Regarding the Memory Leak: Have you tried building a minimal reproduction repository and filed in a bug report? I am sure that the apollo team and other contributors would appreciate that.
I also agree that modeling good GraphQL APIs is an art form, however basic things like only mutations should create/change stuff can be vague. What if you want to increase a counter each time an user visits a site that fires a certain query? We can either increase the counter as part of the query execution or as a separate mutation aka an additional request.
Furthermore, in my 3 years of working with react-apollo, I have not experienced the not update the data or pass malformed information into the component errors yet.
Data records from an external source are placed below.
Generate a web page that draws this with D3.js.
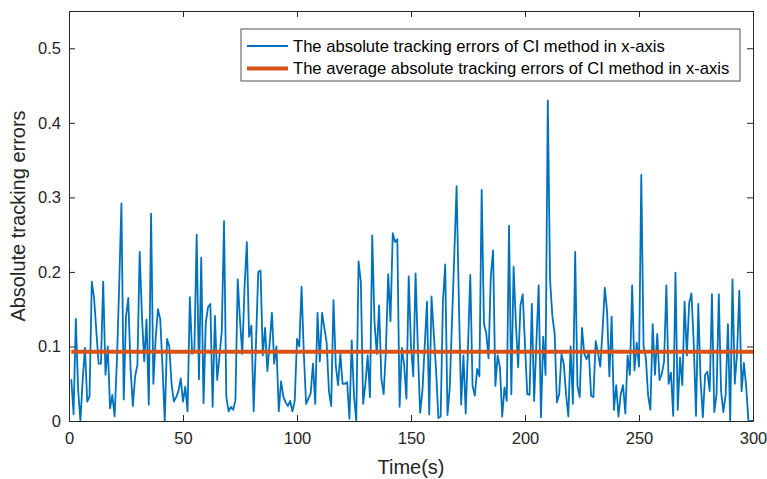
<!DOCTYPE html>
<html>
<head>
    <title>Absolute tracking errors</title>
    <script src="https://cdn.jsdelivr.net/npm/d3@7"></script>
    <style>
        body {
            margin: 0;
            background: #fff;
            font-family: "Liberation Sans", Arial, sans-serif;
        }
        .tick text {
            font-size: 16.5px;
            fill: #262626;
        }
        .axis-label {
            font-size: 20px;
            fill: #262626;
        }
        .legend-text {
            font-size: 16.6px;
            fill: #000;
        }
    </style>
</head>
<body>
    <svg width="767" height="479" id="mainsvg" style="display: block;"></svg>
    <script>
        // absolute tracking error, sampled at t = 1..300 s
        const errors = [
            0.056, 0.009, 0.137, 0.042, 0.000, 0.055, 0.098, 0.026, 0.033, 0.187,
            0.165, 0.120, 0.077, 0.077, 0.187, 0.062, 0.100, 0.017, 0.035, 0.006,
            0.080, 0.180, 0.292, 0.029, 0.140, 0.165, 0.070, 0.020, 0.060, 0.075,
            0.227, 0.140, 0.080, 0.136, 0.022, 0.278, 0.050, 0.110, 0.150, 0.137,
            0.073, 0.000, 0.110, 0.100, 0.049, 0.026, 0.032, 0.040, 0.057, 0.026,
            0.046, 0.013, 0.166, 0.090, 0.096, 0.250, 0.056, 0.219, 0.024, 0.132,
            0.153, 0.157, 0.019, 0.141, 0.055, 0.087, 0.120, 0.268, 0.032, 0.013,
            0.019, 0.015, 0.028, 0.190, 0.135, 0.090, 0.180, 0.240, 0.113, 0.128,
            0.013, 0.104, 0.200, 0.202, 0.088, 0.125, 0.067, 0.104, 0.145, 0.077,
            0.100, 0.013, 0.053, 0.033, 0.025, 0.020, 0.027, 0.013, 0.027, 0.110,
            0.100, 0.180, 0.090, 0.023, 0.030, 0.037, 0.077, 0.023, 0.145, 0.080,
            0.145, 0.125, 0.105, 0.040, 0.020, 0.162, 0.075, 0.048, 0.090, 0.050,
            0.050, 0.052, 0.003, 0.108, 0.033, 0.000, 0.214, 0.187, 0.023, 0.050,
            0.088, 0.032, 0.249, 0.132, 0.090, 0.155, 0.057, 0.036, 0.095, 0.197,
            0.134, 0.252, 0.240, 0.244, 0.019, 0.098, 0.075, 0.030, 0.194, 0.100,
            0.060, 0.198, 0.098, 0.011, 0.040, 0.100, 0.160, 0.009, 0.167, 0.117,
            0.068, 0.004, 0.006, 0.160, 0.210, 0.008, 0.045, 0.135, 0.224, 0.315,
            0.160, 0.022, 0.088, 0.010, 0.100, 0.196, 0.047, 0.034, 0.070, 0.060,
            0.310, 0.130, 0.118, 0.084, 0.194, 0.229, 0.047, 0.088, 0.072, 0.006,
            0.045, 0.027, 0.262, 0.036, 0.207, 0.131, 0.072, 0.155, 0.170, 0.102,
            0.036, 0.035, 0.157, 0.027, 0.105, 0.182, 0.005, 0.113, 0.062, 0.430,
            0.189, 0.141, 0.117, 0.025, 0.036, 0.090, 0.077, 0.036, 0.006, 0.100,
            0.023, 0.227, 0.047, 0.032, 0.125, 0.090, 0.083, 0.092, 0.034, 0.032,
            0.107, 0.092, 0.073, 0.120, 0.179, 0.147, 0.060, 0.140, 0.015, 0.048,
            0.006, 0.036, 0.048, 0.010, 0.088, 0.062, 0.182, 0.068, 0.105, 0.073,
            0.330, 0.100, 0.085, 0.034, 0.015, 0.130, 0.062, 0.117, 0.055, 0.063,
            0.080, 0.182, 0.050, 0.065, 0.007, 0.199, 0.015, 0.085, 0.048, 0.160,
            0.088, 0.158, 0.171, 0.105, 0.007, 0.157, 0.055, 0.005, 0.062, 0.066,
            0.040, 0.170, 0.012, 0.035, 0.170, 0.040, 0.012, 0.035, 0.130, 0.000,
            0.190, 0.050, 0.090, 0.175, 0.040, 0.078, 0.046, 0.000, 0.000, 0.000
        ];
        const times = errors.map((d, i) => i + 1);
        const avgError = 0.093;

        const xTicks = [0, 50, 100, 150, 200, 250, 300];
        const yTicks = [0, 0.1, 0.2, 0.3, 0.4, 0.5];
        const legendLabels = [
            'The absolute tracking errors of CI method in x-axis',
            'The average absolute tracking errors of CI method in x-axis'
        ];

        const svg = d3.select('#mainsvg');
        const width = +svg.attr('width');
        const height = +svg.attr('height');
        const margin = { top: 11, right: 14, bottom: 58, left: 69 };
        const innerWidth = width - margin.left - margin.right;
        const innerHeight = height - margin.top - margin.bottom;

        const blue = '#0072BD';
        const orange = '#D95319';
        const axisColor = '#262626';

        const g = svg.append('g')
            .attr('transform', `translate(${margin.left}, ${margin.top})`);

        const xScale = d3.scaleLinear().domain([0, 300]).range([0, innerWidth]);
        const yScale = d3.scaleLinear().domain([0, 0.55]).range([innerHeight, 0]);

        // data lines
        const line = d3.line()
            .x((d, i) => xScale(times[i]))
            .y(d => yScale(d));

        g.append('path')
            .datum(errors)
            .attr('fill', 'none')
            .attr('stroke', blue)
            .attr('stroke-width', 1.8)
            .attr('stroke-linejoin', 'round')
            .attr('d', line);

        g.append('line')
            .attr('x1', xScale(times[0]))
            .attr('x2', xScale(times[times.length - 1]))
            .attr('y1', yScale(avgError))
            .attr('y2', yScale(avgError))
            .attr('stroke', orange)
            .attr('stroke-width', 4);

        // axes, ticks pointing inward like matlab
        const styleAxis = sel => {
            sel.select('.domain').attr('stroke', axisColor).attr('stroke-width', 1);
            sel.selectAll('.tick line').attr('stroke', axisColor).attr('stroke-width', 1);
            sel.selectAll('text').attr('font-family', null).attr('font-size', null);
        };

        g.append('g')
            .attr('transform', `translate(0, ${innerHeight})`)
            .call(d3.axisBottom(xScale).tickValues(xTicks).tickSize(-6).tickSizeOuter(0).tickPadding(11))
            .call(styleAxis);

        g.append('g')
            .call(d3.axisLeft(yScale).tickValues(yTicks).tickFormat(d3.format('')).tickSize(-6).tickSizeOuter(0).tickPadding(8))
            .call(styleAxis);

        // top and right box edges, ticks only
        g.append('g')
            .call(d3.axisTop(xScale).tickValues(xTicks).tickSize(-6).tickSizeOuter(0))
            .call(styleAxis)
            .call(a => a.selectAll('text').remove());

        g.append('g')
            .attr('transform', `translate(${innerWidth}, 0)`)
            .call(d3.axisRight(yScale).tickValues(yTicks).tickSize(-6).tickSizeOuter(0))
            .call(styleAxis)
            .call(a => a.selectAll('text').remove());

        // axis labels
        g.append('text')
            .attr('class', 'axis-label')
            .attr('x', innerWidth / 2)
            .attr('y', innerHeight + 53)
            .attr('text-anchor', 'middle')
            .text('Time(s)');

        g.append('text')
            .attr('class', 'axis-label')
            .attr('transform', 'rotate(-90)')
            .attr('x', -innerHeight / 2)
            .attr('y', -margin.left + 25)
            .attr('text-anchor', 'middle')
            .text('Absolute tracking errors');

        // legend
        const legend = svg.append('g').attr('transform', 'translate(241, 29)');
        legend.append('rect')
            .attr('width', 499)
            .attr('height', 52)
            .attr('fill', '#fff')
            .attr('stroke', axisColor)
            .attr('stroke-width', 0.8);

        const legendColors = [blue, orange];
        const legendWidths = [1.8, 4];
        legendLabels.forEach((label, i) => {
            const yPos = 17 + i * 22.5;
            legend.append('line')
                .attr('x1', 6).attr('x2', 47)
                .attr('y1', yPos).attr('y2', yPos)
                .attr('stroke', legendColors[i])
                .attr('stroke-width', legendWidths[i]);
            legend.append('text')
                .attr('class', 'legend-text')
                .attr('x', 52)
                .attr('y', yPos)
                .attr('dy', '0.35em')
                .text(label);
        });
    </script>
</body>
</html>
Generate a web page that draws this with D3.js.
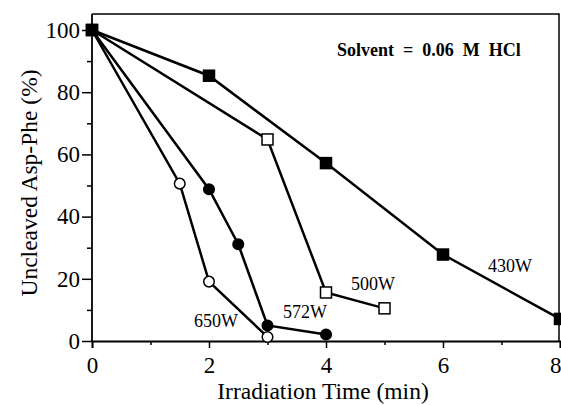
<!DOCTYPE html>
<html><head><meta charset="utf-8">
<script src="https://cdn.jsdelivr.net/npm/d3@7"></script>
<style>body{margin:0;background:#fff}svg{display:block}</style>
</head><body>
<svg id="c" width="561" height="405"></svg>
<script>
const xTicks = [0, 2, 4, 6, 8];
const yTicks = [0, 20, 40, 60, 80, 100];
const s430 = { name: "430W", marker: "square", filled: true,  t: [0, 2, 4, 6, 8], v: [100, 85.3, 57.2, 27.8, 7.1] };
const s500 = { name: "500W", marker: "square", filled: false, t: [0, 3, 4, 5], v: [100, 64.8, 15.6, 10.5] };
const s572 = { name: "572W", marker: "circle", filled: true,  t: [0, 2, 2.5, 3, 4], v: [100, 48.8, 31.1, 5.0, 2.1] };
const s650 = { name: "650W", marker: "circle", filled: false, t: [0, 1.5, 2, 3], v: [100, 50.6, 19.1, 1.3] };
const seriesList = [s430, s500, s572, s650];
const labelPos = { "430W": [510, 272], "500W": [373, 290], "572W": [305, 318], "650W": [216, 327] };

const svg = d3.select("#c");
const x = d3.scaleLinear().domain([0, 8]).range([92, 560]);
const y = d3.scaleLinear().domain([0, 100]).range([341, 30]);
const serif = "Liberation Serif, Times New Roman, serif";

// box
svg.append("path").attr("d", `M92,14 H559 V341`).attr("fill", "none").attr("stroke", "#000").attr("stroke-width", 1.5);

// axes
const xAxis = d3.axisBottom(x).tickValues(xTicks).tickSize(7).tickPadding(9).tickFormat(d3.format("d"));
const gx = svg.append("g").attr("transform", `translate(0,341)`).call(xAxis);
const xMinor = d3.axisBottom(x).tickValues([1, 3, 5, 7]).tickSize(4).tickFormat("");
svg.append("g").attr("transform", `translate(0,341)`).call(xMinor).select(".domain").remove();
const yAxis = d3.axisLeft(y).tickValues(yTicks).tickSize(10).tickPadding(2).tickFormat(d3.format("d"));
const gy = svg.append("g").attr("transform", `translate(92,0)`).call(yAxis);
const yMinor = d3.axisLeft(y).tickValues([10, 30, 50, 70, 90]).tickSize(5).tickFormat("");
svg.append("g").attr("transform", `translate(92,0)`).call(yMinor).select(".domain").remove();

svg.selectAll(".domain").attr("stroke-width", 1.8);
svg.selectAll(".tick line").attr("stroke-width", 1.5);
[gx, gy].forEach(g => g.selectAll("text").style("font-family", serif).style("font-size", "23px").attr("fill", "#000"));
gy.select(".domain").attr("d", "M0,14V341");
// keep the last x label inside the window
gx.selectAll(".tick text").filter(d => d === 8).attr("text-anchor", "end").attr("x", 1);

// lines & markers
const line = d3.line().x(d => x(d[0])).y(d => y(d[1]));
seriesList.forEach(s => {
  const pts = s.t.map((t, i) => [t, s.v[i]]);
  svg.append("path").datum(pts).attr("d", line).attr("fill", "none").attr("stroke", "#000").attr("stroke-width", 2.5);
});
seriesList.forEach(s => {
  const pts = s.t.map((t, i) => [t, s.v[i]]);
  if (s.marker === "square") {
    svg.selectAll(null).data(pts).enter().append("rect")
      .attr("x", d => x(d[0]) - 5.5).attr("y", d => y(d[1]) - 5.5).attr("width", 11).attr("height", 11)
      .attr("fill", s.filled ? "#000" : "#fff").attr("stroke", "#000").attr("stroke-width", 1.5);
  } else {
    svg.selectAll(null).data(pts).enter().append("circle")
      .attr("cx", d => x(d[0])).attr("cy", d => y(d[1])).attr("r", 5.3)
      .attr("fill", s.filled ? "#000" : "#fff").attr("stroke", "#000").attr("stroke-width", 1.5);
  }
  const lp = labelPos[s.name];
  svg.append("text").attr("x", lp[0]).attr("y", lp[1]).attr("text-anchor", "middle")
    .style("font-family", serif).style("font-size", "18px").text(s.name);
});
// shared origin drawn as filled square
svg.append("rect").attr("x", x(0) - 5.5).attr("y", y(100) - 5.5).attr("width", 11).attr("height", 11).attr("fill", "#000");

svg.append("text").attr("x", 429).attr("y", 56).attr("text-anchor", "middle")
  .style("font-family", serif).style("font-weight", "bold").style("font-size", "18px").style("white-space", "pre")
  .text("Solvent  =  0.06  M  HCl");

svg.append("text").attr("x", 323).attr("y", 399).attr("text-anchor", "middle")
  .style("font-family", serif).style("font-size", "23.5px").text("Irradiation Time (min)");
svg.append("text").attr("transform", "translate(37,183) rotate(-90)").attr("text-anchor", "middle")
  .style("font-family", serif).style("font-size", "23.5px").text("Uncleaved Asp-Phe (%)");
</script>
</body></html>
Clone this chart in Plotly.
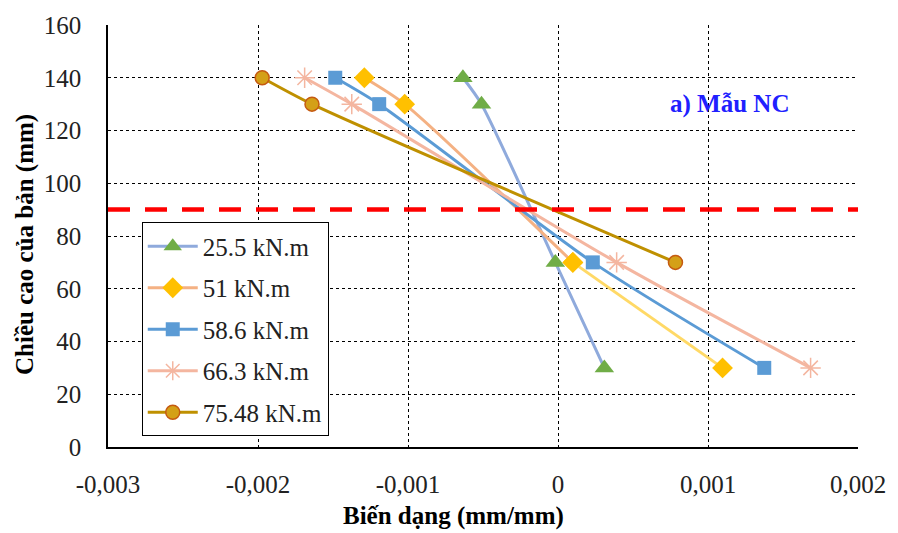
import plotly.graph_objects as go

# ---- data ----
heights4 = [140, 130, 70, 30]
heights3 = [140, 130, 70]
s_255 = [-0.000634, -0.000510, -0.000018, 0.000309]
s_51 = [-0.001291, -0.001022, 0.000099, 0.001097]
s_586 = [-0.001485, -0.001192, 0.000232, 0.001375]
s_663 = [-0.001689, -0.001375, 0.000391, 0.001684]
s_7548 = [-0.001972, -0.001640, 0.000783]
neutral_axis = 90
x_ticks = [-0.003, -0.002, -0.001, 0, 0.001, 0.002]
x_tick_labels = ["-0,003", "-0,002", "-0,001", "0", "0,001", "0,002"]
y_ticks = [0, 20, 40, 60, 80, 100, 120, 140, 160]

FONT = "Liberation Serif"
FS = 25
SM = 0.7

fig = go.Figure()

fig.add_trace(go.Scatter(
    x=s_255, y=heights4, name="25.5 kN.m", legendgroup="a",
    mode="lines+markers", line=dict(color="#8FAADC", width=3, shape="spline", smoothing=SM),
    marker=dict(symbol="triangle-up", size=17, color="#70AD47")))

fig.add_trace(go.Scatter(
    x=s_51[:3], y=heights4[:3], name="51 kN.m", legendgroup="b",
    mode="lines+markers", line=dict(color="#F4B183", width=3, shape="spline", smoothing=SM),
    marker=dict(symbol="diamond", size=16, color="#FFC000")))
fig.add_trace(go.Scatter(
    x=s_51[2:], y=heights4[2:], name="51 kN.m", legendgroup="b", showlegend=False,
    mode="lines+markers", line=dict(color="#FFD966", width=3),
    marker=dict(symbol="diamond", size=16, color="#FFC000")))

fig.add_trace(go.Scatter(
    x=s_586, y=heights4, name="58.6 kN.m", legendgroup="c",
    mode="lines+markers", line=dict(color="#5B9BD5", width=3, shape="spline", smoothing=SM),
    marker=dict(symbol="square", size=14, color="#5B9BD5")))

fig.add_trace(go.Scatter(
    x=s_663, y=heights4, name="66.3 kN.m", legendgroup="d",
    mode="lines+markers", line=dict(color="#F4B6A0", width=3, shape="spline", smoothing=SM),
    marker=dict(symbol="asterisk-open", size=17, color="#F4B6A0",
                line=dict(color="#F4B6A0", width=1.5))))

fig.add_trace(go.Scatter(
    x=s_7548, y=heights3, name="75.48 kN.m", legendgroup="e",
    mode="lines+markers", line=dict(color="#BF9000", width=3, shape="spline", smoothing=SM),
    marker=dict(symbol="circle", size=14, color="#D4A017",
                line=dict(color="#C55A11", width=1.5))))

fig.add_hline(y=neutral_axis, line=dict(color="#FF0000", width=4.5, dash="22px,15px"))

fig.add_annotation(x=0.00114, y=130, xref="x", yref="y", text="<b>a) Mẫu NC</b>",
                   showarrow=False, font=dict(family=FONT, size=FS, color="#2020FF"))

fig.add_annotation(x=0.461, y=-0.163, xref="paper", yref="paper", text="<b>Biến dạng (mm/mm)</b>",
                   showarrow=False, yanchor="middle", font=dict(family=FONT, size=FS, color="black"))
fig.add_annotation(x=-0.11, y=0.48, xref="paper", yref="paper", text="<b>Chiều cao của bản (mm)</b>",
                   showarrow=False, textangle=-90, xanchor="center", yanchor="middle",
                   font=dict(family=FONT, size=FS, color="black"))

fig.update_xaxes(range=[-0.003, 0.002], tickvals=x_ticks, ticktext=x_tick_labels,
                 showgrid=True, gridcolor="black", griddash="dot", gridwidth=1,
                 zeroline=False, showline=True, linecolor="black", linewidth=1.5,
                 ticks="outside", ticklen=14, tickcolor="rgba(0,0,0,0)",
                 tickfont=dict(family=FONT, size=FS, color="#222"))
fig.update_yaxes(range=[0, 160], tickvals=y_ticks,
                 showgrid=True, gridcolor="black", griddash="dot", gridwidth=1,
                 zeroline=False, showline=True, linecolor="black", linewidth=1.5,
                 ticks="outside", ticklen=20, tickcolor="rgba(0,0,0,0)",
                 tickfont=dict(family=FONT, size=FS, color="#222"))

fig.update_layout(
    width=898, height=533,
    margin=dict(l=108, r=35, t=18, b=86),
    plot_bgcolor="white", paper_bgcolor="white",
    font=dict(family=FONT, size=FS, color="black"),
    legend=dict(x=0.045, y=0.532, xanchor="left", yanchor="top",
                bgcolor="white", bordercolor="black", borderwidth=1,
                font=dict(family=FONT, size=FS, color="#222"),
                traceorder="grouped", tracegroupgap=6, itemwidth=50),
)

fig.write_html("out.html", config={"displayModeBar": False},
               post_script="document.body.style.margin='0';")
As with the SSR issue it could be valuable if you can submit a minimal reproduction repository to the apollo team!
While there might be some issues with apollo-client, we should also keep in mind they started making GraphQL easily usable. When they started the only react client with a comparable feature set was relay classic. Today we have a wider variety and I encourage you to try Relay Modern or URQL. I personally really like the features of Relay Modern. However, for now I will stick with apollo.
How difficult is it to start with GraphQL? We are about to start a redesign of a project that is currently in laravel and Vue to GraphQL and React + Apollo, the main problem is that nobody from the team has experience working with GraphQL and I was wondering how much that can affect
"In REST you need atleast two endpoint to achieve this"
Well no. Any custom rest endpoint, let's the developer decide what should be returned.
Custom is always custom. My point is, developer need to write for that. But it graphql itβs built-i. I am not telling the REST is bad.